Rave Reviews by Jean E. Eustance

I read the book The Golden Egg by Donna Leon, about a man who was found dead in Venice.  Years before, he had been taken in by the staff of a dry cleaner’s shop, and looked after when it was clear that he was not in tip-top mental shape.  The people who worked there were very upset that he had died. Only slowly did Commissario Brunetti and other officers discover that the man had not been retarded, and not deaf, but horribly abused by a family member, and therefore handicapped for life.

Someone had gotten rid of him, to “kill the goose that laid the golden eggs.” Someone thought to get benefit out of this man’s death. It’s a hard book, and I did not enjoy the troubles.  What I did enjoy of The Golden Egg were the first four pages.

Before the “action” starts, the Brunetti family are finishing supper when the daughter Chiara says, “And they all lived happily ever after.”  This is obviously the ending line of a story, and because these people love words and word play, they know that they must progress backwards to the beginning.  At the end of their made-up narration, they would look at it…  “to see if they fulfilled the family requirement for a story filled with cheap melodrama, cliché and outrageous characterization.”  And it did.

“Clorinda’s eyes met Guiseppe’s, and together they gazed down happily at the baby,” Paola said immediately.  Raffi said, “And so it was: the radical procedure left even the doctors who performed it astonished: indeed, for the first time in history, a baby had been successfully delivered from a man’s body.”

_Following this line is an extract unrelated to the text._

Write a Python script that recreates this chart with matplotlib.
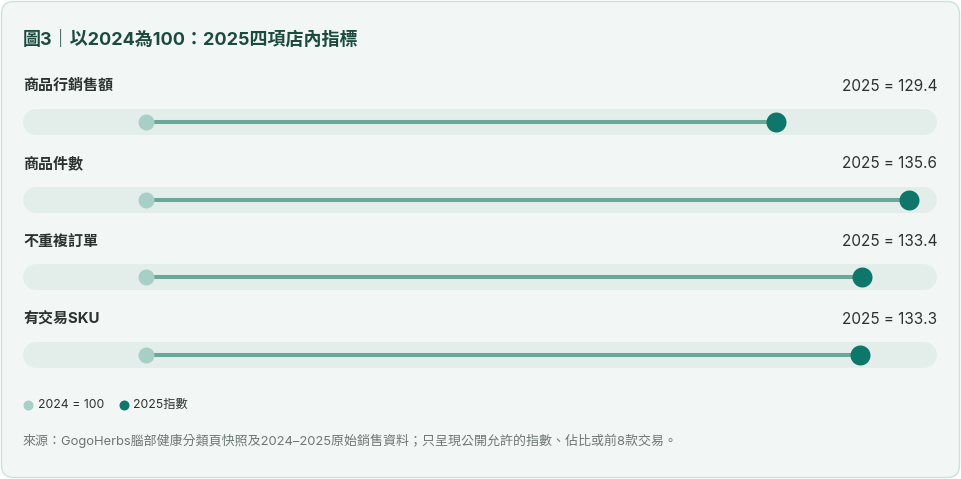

It took Brunetti but a moment to say, “As he was wheeled into the delivery room, Guiseppe had time to say, ‘She is nothing to me, my love. You are the only mother of my child.’ … “You brute,” Clorinda sobbed, “You betray me like this. What of my love? What of my honor?” WHEW!  I leave the narration there, and you will have to get the murder mystery from the Pine Bush Area Public Library, to find out what the rest of this “story” contains. I enjoyed the first four pages, but could not figure out how the made-up story there, had any “echo” in the sordid crime that took up most of the book. I seldom read a book for the sake of the very beginning, but that was the case here. Go ahead and see if you can crack The Golden Egg.